(Records contained in a dataset)
════════════════════
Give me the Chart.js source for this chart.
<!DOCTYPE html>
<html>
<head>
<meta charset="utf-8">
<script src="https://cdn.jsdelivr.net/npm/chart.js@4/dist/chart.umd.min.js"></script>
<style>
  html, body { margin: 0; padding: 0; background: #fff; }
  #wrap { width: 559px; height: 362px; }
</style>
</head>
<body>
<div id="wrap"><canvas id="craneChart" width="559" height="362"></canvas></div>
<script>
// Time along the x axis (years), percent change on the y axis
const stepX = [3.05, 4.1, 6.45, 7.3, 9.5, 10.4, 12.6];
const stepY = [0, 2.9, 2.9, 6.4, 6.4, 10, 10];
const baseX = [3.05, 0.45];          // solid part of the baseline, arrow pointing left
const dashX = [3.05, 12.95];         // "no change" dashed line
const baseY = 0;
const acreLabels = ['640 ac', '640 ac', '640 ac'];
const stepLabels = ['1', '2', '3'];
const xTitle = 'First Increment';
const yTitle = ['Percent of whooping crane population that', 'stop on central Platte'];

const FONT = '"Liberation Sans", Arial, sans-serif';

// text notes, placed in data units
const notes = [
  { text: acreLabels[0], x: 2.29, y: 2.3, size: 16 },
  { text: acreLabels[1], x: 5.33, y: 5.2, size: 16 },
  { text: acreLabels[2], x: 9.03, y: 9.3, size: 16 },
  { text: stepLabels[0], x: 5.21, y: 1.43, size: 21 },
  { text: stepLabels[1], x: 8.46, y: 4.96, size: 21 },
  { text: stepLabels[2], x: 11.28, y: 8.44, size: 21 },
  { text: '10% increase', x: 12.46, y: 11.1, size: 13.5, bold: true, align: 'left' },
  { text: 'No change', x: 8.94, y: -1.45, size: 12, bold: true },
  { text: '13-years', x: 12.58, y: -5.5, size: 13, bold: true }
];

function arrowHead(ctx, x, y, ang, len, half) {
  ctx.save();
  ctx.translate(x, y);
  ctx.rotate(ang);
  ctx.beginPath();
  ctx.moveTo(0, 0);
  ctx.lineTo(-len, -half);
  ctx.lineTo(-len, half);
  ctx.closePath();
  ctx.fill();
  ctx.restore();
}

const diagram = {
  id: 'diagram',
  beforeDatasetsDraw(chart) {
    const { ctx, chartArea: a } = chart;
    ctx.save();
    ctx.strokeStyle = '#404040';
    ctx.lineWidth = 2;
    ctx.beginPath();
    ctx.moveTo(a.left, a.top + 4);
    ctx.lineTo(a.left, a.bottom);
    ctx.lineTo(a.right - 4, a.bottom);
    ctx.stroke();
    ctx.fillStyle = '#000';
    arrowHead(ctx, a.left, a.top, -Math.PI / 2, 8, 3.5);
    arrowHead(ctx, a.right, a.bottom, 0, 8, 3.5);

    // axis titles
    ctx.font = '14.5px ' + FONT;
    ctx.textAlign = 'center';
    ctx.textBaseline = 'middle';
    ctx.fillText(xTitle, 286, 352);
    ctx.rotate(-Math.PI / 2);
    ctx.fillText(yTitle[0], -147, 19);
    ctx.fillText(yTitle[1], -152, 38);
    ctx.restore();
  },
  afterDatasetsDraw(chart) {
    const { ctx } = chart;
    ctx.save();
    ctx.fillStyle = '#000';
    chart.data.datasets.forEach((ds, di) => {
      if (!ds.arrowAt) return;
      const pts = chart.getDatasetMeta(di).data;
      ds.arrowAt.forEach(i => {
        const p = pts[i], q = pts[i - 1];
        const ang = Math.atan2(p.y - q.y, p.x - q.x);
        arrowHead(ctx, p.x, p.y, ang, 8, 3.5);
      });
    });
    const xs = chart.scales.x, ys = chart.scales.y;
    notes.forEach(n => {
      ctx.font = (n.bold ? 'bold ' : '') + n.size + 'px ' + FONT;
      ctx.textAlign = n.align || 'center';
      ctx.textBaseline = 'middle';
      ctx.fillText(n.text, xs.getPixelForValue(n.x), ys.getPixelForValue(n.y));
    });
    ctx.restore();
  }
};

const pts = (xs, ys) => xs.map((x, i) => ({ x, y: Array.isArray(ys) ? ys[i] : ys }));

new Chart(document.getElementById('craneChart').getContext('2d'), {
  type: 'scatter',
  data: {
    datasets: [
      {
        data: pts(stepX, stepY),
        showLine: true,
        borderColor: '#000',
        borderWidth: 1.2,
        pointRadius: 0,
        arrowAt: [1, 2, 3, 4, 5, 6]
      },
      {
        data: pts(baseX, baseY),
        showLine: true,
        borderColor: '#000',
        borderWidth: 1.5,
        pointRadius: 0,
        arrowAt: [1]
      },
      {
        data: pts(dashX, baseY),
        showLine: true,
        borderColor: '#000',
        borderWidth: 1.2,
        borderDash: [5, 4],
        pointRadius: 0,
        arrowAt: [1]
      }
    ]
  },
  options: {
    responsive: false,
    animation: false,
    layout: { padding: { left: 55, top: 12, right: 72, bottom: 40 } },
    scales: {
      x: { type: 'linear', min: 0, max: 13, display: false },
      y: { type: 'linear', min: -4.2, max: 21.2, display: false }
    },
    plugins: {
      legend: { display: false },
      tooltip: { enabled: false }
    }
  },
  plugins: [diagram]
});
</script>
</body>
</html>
════════════════════
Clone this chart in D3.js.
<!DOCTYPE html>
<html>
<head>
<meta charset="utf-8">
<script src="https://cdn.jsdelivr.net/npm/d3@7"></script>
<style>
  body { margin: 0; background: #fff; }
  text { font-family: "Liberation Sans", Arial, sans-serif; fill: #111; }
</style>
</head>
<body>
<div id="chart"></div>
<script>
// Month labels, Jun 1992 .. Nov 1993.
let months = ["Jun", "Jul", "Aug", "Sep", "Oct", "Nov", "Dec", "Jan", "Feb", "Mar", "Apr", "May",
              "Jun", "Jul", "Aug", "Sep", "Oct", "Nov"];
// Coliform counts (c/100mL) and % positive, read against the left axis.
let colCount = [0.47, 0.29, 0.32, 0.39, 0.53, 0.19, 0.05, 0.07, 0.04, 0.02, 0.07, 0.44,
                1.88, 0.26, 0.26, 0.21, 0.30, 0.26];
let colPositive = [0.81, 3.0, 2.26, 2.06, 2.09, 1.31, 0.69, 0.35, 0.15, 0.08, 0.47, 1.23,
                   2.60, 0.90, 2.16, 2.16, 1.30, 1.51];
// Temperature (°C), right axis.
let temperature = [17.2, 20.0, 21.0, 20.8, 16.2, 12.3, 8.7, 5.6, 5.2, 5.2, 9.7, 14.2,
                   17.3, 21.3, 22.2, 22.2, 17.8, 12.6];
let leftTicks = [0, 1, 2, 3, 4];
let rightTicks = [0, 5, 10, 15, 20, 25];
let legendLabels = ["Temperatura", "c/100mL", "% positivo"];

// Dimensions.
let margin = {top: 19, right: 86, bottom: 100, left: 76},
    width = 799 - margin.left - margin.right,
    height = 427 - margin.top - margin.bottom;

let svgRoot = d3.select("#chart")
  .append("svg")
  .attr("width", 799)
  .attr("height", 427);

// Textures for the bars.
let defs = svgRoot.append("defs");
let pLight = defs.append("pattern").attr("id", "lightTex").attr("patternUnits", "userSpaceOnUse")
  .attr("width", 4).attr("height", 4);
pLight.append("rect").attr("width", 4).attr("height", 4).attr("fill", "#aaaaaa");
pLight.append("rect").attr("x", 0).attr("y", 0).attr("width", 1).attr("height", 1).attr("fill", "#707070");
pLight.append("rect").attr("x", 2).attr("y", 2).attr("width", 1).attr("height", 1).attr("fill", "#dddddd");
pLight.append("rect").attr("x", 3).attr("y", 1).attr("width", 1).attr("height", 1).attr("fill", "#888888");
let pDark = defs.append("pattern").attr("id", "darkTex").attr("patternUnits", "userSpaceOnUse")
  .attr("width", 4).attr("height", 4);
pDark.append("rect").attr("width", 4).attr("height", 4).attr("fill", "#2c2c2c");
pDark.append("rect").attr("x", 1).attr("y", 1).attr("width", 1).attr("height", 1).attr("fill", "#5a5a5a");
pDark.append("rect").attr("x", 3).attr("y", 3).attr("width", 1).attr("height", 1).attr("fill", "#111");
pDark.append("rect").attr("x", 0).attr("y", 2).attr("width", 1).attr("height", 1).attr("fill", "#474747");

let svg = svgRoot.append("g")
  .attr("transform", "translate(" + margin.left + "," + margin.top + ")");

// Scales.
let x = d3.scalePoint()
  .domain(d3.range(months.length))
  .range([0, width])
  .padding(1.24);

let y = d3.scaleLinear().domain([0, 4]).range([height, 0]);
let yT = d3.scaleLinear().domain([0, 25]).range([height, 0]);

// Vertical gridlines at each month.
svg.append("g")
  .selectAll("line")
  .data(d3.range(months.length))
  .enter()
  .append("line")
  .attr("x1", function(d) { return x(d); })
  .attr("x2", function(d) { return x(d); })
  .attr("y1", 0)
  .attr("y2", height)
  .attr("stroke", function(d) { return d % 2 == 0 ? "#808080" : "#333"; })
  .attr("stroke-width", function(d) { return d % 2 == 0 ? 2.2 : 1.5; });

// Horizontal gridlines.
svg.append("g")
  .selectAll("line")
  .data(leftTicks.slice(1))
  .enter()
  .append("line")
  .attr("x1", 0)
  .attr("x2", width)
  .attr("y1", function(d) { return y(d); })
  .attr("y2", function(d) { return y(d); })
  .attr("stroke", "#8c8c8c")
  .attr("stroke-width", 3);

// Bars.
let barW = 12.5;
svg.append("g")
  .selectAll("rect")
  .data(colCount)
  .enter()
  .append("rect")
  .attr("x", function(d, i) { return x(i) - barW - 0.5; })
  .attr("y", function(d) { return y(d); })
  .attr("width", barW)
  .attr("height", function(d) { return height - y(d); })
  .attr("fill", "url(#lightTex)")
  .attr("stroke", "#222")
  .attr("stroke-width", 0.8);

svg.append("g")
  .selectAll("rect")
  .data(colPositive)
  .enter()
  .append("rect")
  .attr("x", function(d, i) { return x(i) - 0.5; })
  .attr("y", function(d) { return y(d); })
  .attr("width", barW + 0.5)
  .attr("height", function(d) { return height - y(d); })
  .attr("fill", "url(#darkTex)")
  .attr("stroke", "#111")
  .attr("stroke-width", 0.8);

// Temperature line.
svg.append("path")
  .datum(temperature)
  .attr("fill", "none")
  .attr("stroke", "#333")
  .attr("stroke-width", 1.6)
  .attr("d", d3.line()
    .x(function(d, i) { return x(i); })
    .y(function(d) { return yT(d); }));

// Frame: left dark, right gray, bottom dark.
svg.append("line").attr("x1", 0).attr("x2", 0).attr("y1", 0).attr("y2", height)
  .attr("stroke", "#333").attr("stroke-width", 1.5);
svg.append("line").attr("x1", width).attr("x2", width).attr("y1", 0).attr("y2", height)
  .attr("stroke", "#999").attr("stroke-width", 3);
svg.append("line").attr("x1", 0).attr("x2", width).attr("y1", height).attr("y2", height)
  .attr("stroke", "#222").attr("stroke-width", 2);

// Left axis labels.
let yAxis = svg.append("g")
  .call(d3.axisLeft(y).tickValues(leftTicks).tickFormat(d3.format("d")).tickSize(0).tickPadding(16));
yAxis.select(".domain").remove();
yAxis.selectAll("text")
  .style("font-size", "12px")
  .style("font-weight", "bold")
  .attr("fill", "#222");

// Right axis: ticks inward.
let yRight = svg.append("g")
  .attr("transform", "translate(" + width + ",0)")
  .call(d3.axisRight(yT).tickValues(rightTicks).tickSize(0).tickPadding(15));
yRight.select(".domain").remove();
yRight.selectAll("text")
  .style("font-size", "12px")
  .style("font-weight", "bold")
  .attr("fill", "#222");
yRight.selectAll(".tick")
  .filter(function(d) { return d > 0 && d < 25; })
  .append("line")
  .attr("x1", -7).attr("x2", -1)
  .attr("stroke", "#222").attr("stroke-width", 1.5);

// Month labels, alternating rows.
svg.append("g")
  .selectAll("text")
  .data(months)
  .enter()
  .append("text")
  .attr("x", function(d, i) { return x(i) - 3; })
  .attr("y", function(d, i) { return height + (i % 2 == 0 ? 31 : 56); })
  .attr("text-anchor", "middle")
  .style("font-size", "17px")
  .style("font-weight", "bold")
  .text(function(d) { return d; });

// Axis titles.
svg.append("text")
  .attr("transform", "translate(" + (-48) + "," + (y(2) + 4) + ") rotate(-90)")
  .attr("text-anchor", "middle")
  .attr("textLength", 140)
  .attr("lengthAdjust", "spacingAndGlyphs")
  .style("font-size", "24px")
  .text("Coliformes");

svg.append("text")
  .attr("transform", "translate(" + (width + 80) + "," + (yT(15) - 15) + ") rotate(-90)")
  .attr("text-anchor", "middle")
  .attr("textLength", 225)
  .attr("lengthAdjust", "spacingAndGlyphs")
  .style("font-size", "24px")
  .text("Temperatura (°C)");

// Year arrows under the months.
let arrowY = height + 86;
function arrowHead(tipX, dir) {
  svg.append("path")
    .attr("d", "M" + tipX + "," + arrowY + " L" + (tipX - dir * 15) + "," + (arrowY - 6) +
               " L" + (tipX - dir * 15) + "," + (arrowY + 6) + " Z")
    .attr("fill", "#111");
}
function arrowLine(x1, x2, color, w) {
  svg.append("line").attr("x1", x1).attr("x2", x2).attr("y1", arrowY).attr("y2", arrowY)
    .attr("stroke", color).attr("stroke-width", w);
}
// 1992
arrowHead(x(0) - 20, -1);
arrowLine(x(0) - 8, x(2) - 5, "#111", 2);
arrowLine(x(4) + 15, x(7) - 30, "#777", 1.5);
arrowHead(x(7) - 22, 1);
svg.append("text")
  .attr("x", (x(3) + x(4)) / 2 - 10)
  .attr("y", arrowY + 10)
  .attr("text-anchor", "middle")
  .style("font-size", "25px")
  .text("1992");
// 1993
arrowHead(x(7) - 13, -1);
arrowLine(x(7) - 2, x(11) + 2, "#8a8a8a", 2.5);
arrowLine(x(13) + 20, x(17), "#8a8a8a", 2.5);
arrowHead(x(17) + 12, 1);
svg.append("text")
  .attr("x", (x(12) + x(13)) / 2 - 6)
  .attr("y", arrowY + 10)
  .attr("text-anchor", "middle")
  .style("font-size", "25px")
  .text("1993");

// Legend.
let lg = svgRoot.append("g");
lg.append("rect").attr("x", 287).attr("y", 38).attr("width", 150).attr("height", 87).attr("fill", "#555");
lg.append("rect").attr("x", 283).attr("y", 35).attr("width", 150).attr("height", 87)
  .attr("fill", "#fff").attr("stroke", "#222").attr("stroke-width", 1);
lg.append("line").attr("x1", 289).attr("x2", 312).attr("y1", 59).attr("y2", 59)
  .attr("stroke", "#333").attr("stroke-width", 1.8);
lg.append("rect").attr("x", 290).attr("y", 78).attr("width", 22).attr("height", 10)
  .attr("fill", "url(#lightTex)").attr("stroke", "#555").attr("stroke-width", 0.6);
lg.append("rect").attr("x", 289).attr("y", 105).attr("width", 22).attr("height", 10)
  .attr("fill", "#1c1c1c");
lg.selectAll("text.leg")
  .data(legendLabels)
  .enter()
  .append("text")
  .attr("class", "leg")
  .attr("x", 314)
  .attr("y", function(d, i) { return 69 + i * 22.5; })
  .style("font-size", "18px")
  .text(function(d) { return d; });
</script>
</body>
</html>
════════════════════
* _GOAL_
Search the records for the word "this", then list every line that has it.

* _THE SOLUTION_
Give me the Chart.js source for this chart.
Clone this chart in D3.js.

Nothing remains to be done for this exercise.